--- Goal ---
Without the pictures, return all of the material exactly as written.

--- Given data ---
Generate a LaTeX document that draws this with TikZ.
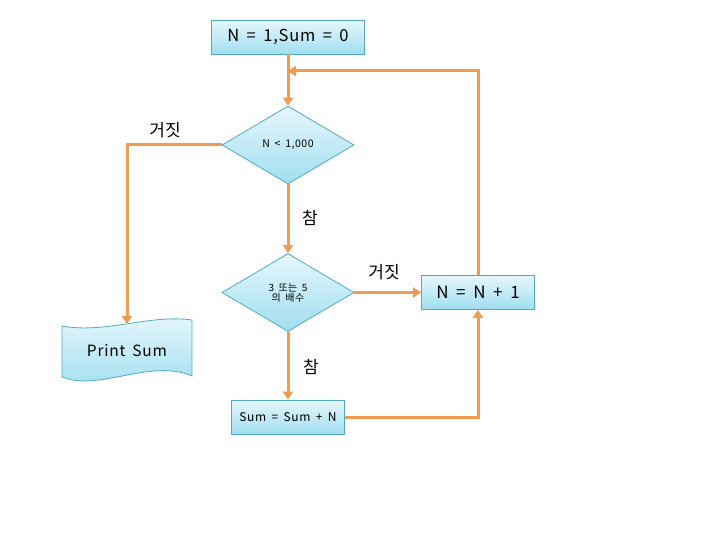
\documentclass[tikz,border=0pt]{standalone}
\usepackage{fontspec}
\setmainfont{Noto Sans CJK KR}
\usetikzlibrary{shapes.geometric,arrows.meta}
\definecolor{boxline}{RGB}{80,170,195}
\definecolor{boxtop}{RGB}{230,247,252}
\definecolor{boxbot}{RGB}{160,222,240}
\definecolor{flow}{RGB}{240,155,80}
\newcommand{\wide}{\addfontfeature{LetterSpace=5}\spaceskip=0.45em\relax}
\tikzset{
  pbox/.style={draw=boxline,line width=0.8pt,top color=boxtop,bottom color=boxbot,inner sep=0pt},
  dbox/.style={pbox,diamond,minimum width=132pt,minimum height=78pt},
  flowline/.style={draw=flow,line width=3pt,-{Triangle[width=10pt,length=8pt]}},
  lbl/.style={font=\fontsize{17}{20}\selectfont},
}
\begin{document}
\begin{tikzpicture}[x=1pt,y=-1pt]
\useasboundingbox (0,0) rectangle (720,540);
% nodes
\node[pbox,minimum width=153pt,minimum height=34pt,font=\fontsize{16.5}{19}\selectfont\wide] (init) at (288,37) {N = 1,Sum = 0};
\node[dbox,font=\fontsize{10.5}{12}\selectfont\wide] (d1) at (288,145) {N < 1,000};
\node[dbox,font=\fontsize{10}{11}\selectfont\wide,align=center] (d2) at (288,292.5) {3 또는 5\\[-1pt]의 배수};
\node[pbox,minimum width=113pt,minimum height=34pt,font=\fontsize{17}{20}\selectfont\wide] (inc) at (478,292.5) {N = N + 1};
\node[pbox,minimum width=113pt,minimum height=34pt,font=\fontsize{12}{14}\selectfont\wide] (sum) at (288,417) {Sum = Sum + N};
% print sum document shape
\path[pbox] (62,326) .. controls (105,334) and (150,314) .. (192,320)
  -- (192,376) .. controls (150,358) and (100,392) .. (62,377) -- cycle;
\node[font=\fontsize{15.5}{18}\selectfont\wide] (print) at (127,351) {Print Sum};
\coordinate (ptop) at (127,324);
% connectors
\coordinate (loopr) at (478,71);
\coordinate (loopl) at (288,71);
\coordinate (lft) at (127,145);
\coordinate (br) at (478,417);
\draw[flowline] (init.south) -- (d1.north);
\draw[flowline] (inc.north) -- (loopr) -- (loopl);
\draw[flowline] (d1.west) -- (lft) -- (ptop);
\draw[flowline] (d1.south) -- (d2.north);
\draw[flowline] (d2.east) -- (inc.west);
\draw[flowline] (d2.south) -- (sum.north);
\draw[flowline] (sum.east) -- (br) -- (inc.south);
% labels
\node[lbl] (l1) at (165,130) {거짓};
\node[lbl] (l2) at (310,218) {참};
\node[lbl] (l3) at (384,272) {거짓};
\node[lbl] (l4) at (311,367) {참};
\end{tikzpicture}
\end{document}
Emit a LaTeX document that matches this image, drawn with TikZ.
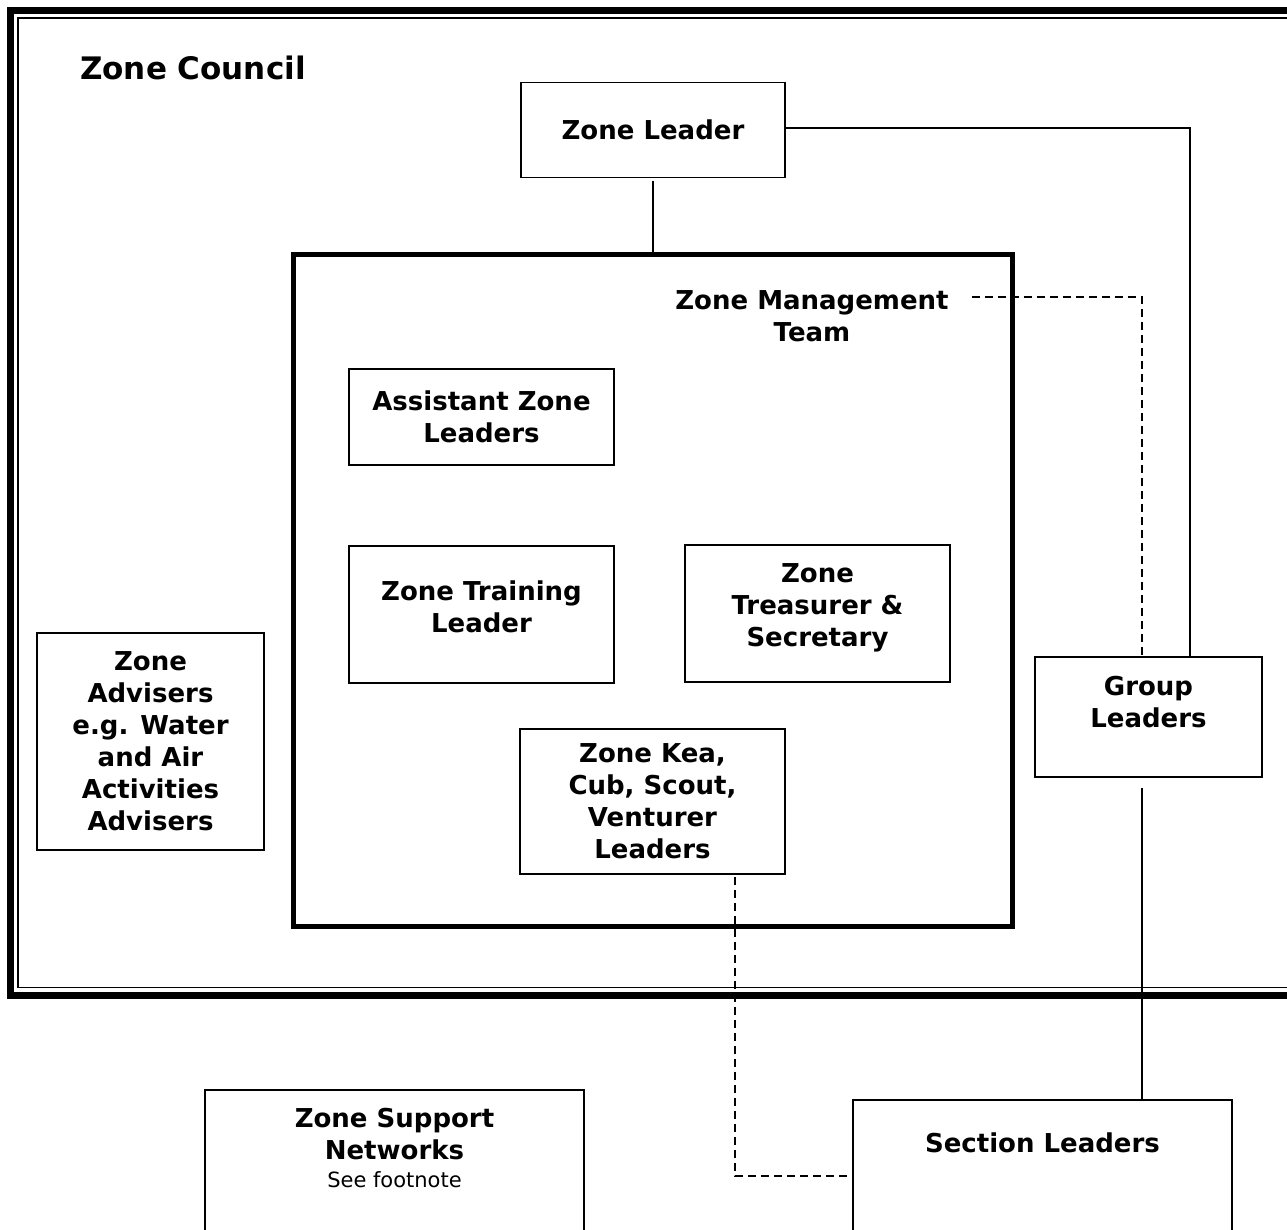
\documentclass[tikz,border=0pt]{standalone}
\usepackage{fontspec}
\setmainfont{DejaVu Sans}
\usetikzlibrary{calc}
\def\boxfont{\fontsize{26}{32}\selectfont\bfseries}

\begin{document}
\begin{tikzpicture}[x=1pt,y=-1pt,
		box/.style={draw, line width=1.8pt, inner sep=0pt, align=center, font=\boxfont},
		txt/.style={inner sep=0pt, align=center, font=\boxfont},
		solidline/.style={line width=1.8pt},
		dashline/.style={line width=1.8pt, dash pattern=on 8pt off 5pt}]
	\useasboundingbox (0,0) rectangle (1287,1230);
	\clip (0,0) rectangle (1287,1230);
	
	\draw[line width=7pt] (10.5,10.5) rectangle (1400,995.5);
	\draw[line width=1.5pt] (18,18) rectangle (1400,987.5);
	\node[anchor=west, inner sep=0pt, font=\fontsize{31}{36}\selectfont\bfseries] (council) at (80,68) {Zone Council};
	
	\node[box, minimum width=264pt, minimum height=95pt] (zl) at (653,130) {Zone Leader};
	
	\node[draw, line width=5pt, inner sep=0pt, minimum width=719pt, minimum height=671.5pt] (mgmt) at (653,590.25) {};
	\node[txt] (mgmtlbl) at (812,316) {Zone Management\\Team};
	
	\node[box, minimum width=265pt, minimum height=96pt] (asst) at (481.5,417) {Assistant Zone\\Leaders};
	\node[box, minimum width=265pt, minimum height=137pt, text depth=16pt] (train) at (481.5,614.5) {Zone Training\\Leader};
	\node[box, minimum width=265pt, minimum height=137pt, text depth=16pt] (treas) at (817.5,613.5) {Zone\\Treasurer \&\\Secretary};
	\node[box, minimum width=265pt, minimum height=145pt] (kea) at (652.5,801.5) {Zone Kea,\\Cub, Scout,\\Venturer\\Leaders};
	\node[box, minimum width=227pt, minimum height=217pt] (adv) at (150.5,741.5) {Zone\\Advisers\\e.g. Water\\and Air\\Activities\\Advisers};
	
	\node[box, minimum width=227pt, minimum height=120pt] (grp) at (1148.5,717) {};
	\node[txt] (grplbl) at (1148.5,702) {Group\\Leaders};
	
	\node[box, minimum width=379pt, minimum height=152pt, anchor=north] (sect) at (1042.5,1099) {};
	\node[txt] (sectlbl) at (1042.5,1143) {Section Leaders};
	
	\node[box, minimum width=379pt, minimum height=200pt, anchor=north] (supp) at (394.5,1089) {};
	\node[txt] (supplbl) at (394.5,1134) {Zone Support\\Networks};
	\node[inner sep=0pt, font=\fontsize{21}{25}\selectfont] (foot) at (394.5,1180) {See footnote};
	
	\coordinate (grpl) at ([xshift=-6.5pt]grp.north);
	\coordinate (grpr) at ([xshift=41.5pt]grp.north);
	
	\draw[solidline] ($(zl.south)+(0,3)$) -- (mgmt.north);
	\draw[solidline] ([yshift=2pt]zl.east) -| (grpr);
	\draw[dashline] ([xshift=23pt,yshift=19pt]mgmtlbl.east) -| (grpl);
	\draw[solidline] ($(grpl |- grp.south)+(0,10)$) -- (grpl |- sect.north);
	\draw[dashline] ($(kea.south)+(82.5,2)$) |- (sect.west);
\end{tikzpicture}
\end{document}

--- The reply ---
Generate a LaTeX document that draws this with TikZ.
\documentclass[tikz,border=0pt]{standalone}
\usepackage{fontspec}
\setmainfont{Noto Sans CJK KR}
\usetikzlibrary{shapes.geometric,arrows.meta}
\definecolor{boxline}{RGB}{80,170,195}
\definecolor{boxtop}{RGB}{230,247,252}
\definecolor{boxbot}{RGB}{160,222,240}
\definecolor{flow}{RGB}{240,155,80}
\newcommand{\wide}{\addfontfeature{LetterSpace=5}\spaceskip=0.45em\relax}
\tikzset{
  pbox/.style={draw=boxline,line width=0.8pt,top color=boxtop,bottom color=boxbot,inner sep=0pt},
  dbox/.style={pbox,diamond,minimum width=132pt,minimum height=78pt},
  flowline/.style={draw=flow,line width=3pt,-{Triangle[width=10pt,length=8pt]}},
  lbl/.style={font=\fontsize{17}{20}\selectfont},
}
\begin{document}
\begin{tikzpicture}[x=1pt,y=-1pt]
\useasboundingbox (0,0) rectangle (720,540);
% nodes
\node[pbox,minimum width=153pt,minimum height=34pt,font=\fontsize{16.5}{19}\selectfont\wide] (init) at (288,37) {N = 1,Sum = 0};
\node[dbox,font=\fontsize{10.5}{12}\selectfont\wide] (d1) at (288,145) {N < 1,000};
\node[dbox,font=\fontsize{10}{11}\selectfont\wide,align=center] (d2) at (288,292.5) {3 또는 5\\[-1pt]의 배수};
\node[pbox,minimum width=113pt,minimum height=34pt,font=\fontsize{17}{20}\selectfont\wide] (inc) at (478,292.5) {N = N + 1};
\node[pbox,minimum width=113pt,minimum height=34pt,font=\fontsize{12}{14}\selectfont\wide] (sum) at (288,417) {Sum = Sum + N};
% print sum document shape
\path[pbox] (62,326) .. controls (105,334) and (150,314) .. (192,320)
  -- (192,376) .. controls (150,358) and (100,392) .. (62,377) -- cycle;
\node[font=\fontsize{15.5}{18}\selectfont\wide] (print) at (127,351) {Print Sum};
\coordinate (ptop) at (127,324);
% connectors
\coordinate (loopr) at (478,71);
\coordinate (loopl) at (288,71);
\coordinate (lft) at (127,145);
\coordinate (br) at (478,417);
\draw[flowline] (init.south) -- (d1.north);
\draw[flowline] (inc.north) -- (loopr) -- (loopl);
\draw[flowline] (d1.west) -- (lft) -- (ptop);
\draw[flowline] (d1.south) -- (d2.north);
\draw[flowline] (d2.east) -- (inc.west);
\draw[flowline] (d2.south) -- (sum.north);
\draw[flowline] (sum.east) -- (br) -- (inc.south);
% labels
\node[lbl] (l1) at (165,130) {거짓};
\node[lbl] (l2) at (310,218) {참};
\node[lbl] (l3) at (384,272) {거짓};
\node[lbl] (l4) at (311,367) {참};
\end{tikzpicture}
\end{document}
Emit a LaTeX document that matches this image, drawn with TikZ.
\documentclass[tikz,border=0pt]{standalone}
\usepackage{fontspec}
\setmainfont{DejaVu Sans}
\usetikzlibrary{calc}
\def\boxfont{\fontsize{26}{32}\selectfont\bfseries}

\begin{document}
\begin{tikzpicture}[x=1pt,y=-1pt,
		box/.style={draw, line width=1.8pt, inner sep=0pt, align=center, font=\boxfont},
		txt/.style={inner sep=0pt, align=center, font=\boxfont},
		solidline/.style={line width=1.8pt},
		dashline/.style={line width=1.8pt, dash pattern=on 8pt off 5pt}]
	\useasboundingbox (0,0) rectangle (1287,1230);
	\clip (0,0) rectangle (1287,1230);
	
	\draw[line width=7pt] (10.5,10.5) rectangle (1400,995.5);
	\draw[line width=1.5pt] (18,18) rectangle (1400,987.5);
	\node[anchor=west, inner sep=0pt, font=\fontsize{31}{36}\selectfont\bfseries] (council) at (80,68) {Zone Council};
	
	\node[box, minimum width=264pt, minimum height=95pt] (zl) at (653,130) {Zone Leader};
	
	\node[draw, line width=5pt, inner sep=0pt, minimum width=719pt, minimum height=671.5pt] (mgmt) at (653,590.25) {};
	\node[txt] (mgmtlbl) at (812,316) {Zone Management\\Team};
	
	\node[box, minimum width=265pt, minimum height=96pt] (asst) at (481.5,417) {Assistant Zone\\Leaders};
	\node[box, minimum width=265pt, minimum height=137pt, text depth=16pt] (train) at (481.5,614.5) {Zone Training\\Leader};
	\node[box, minimum width=265pt, minimum height=137pt, text depth=16pt] (treas) at (817.5,613.5) {Zone\\Treasurer \&\\Secretary};
	\node[box, minimum width=265pt, minimum height=145pt] (kea) at (652.5,801.5) {Zone Kea,\\Cub, Scout,\\Venturer\\Leaders};
	\node[box, minimum width=227pt, minimum height=217pt] (adv) at (150.5,741.5) {Zone\\Advisers\\e.g. Water\\and Air\\Activities\\Advisers};
	
	\node[box, minimum width=227pt, minimum height=120pt] (grp) at (1148.5,717) {};
	\node[txt] (grplbl) at (1148.5,702) {Group\\Leaders};
	
	\node[box, minimum width=379pt, minimum height=152pt, anchor=north] (sect) at (1042.5,1099) {};
	\node[txt] (sectlbl) at (1042.5,1143) {Section Leaders};
	
	\node[box, minimum width=379pt, minimum height=200pt, anchor=north] (supp) at (394.5,1089) {};
	\node[txt] (supplbl) at (394.5,1134) {Zone Support\\Networks};
	\node[inner sep=0pt, font=\fontsize{21}{25}\selectfont] (foot) at (394.5,1180) {See footnote};
	
	\coordinate (grpl) at ([xshift=-6.5pt]grp.north);
	\coordinate (grpr) at ([xshift=41.5pt]grp.north);
	
	\draw[solidline] ($(zl.south)+(0,3)$) -- (mgmt.north);
	\draw[solidline] ([yshift=2pt]zl.east) -| (grpr);
	\draw[dashline] ([xshift=23pt,yshift=19pt]mgmtlbl.east) -| (grpl);
	\draw[solidline] ($(grpl |- grp.south)+(0,10)$) -- (grpl |- sect.north);
	\draw[dashline] ($(kea.south)+(82.5,2)$) |- (sect.west);
\end{tikzpicture}
\end{document}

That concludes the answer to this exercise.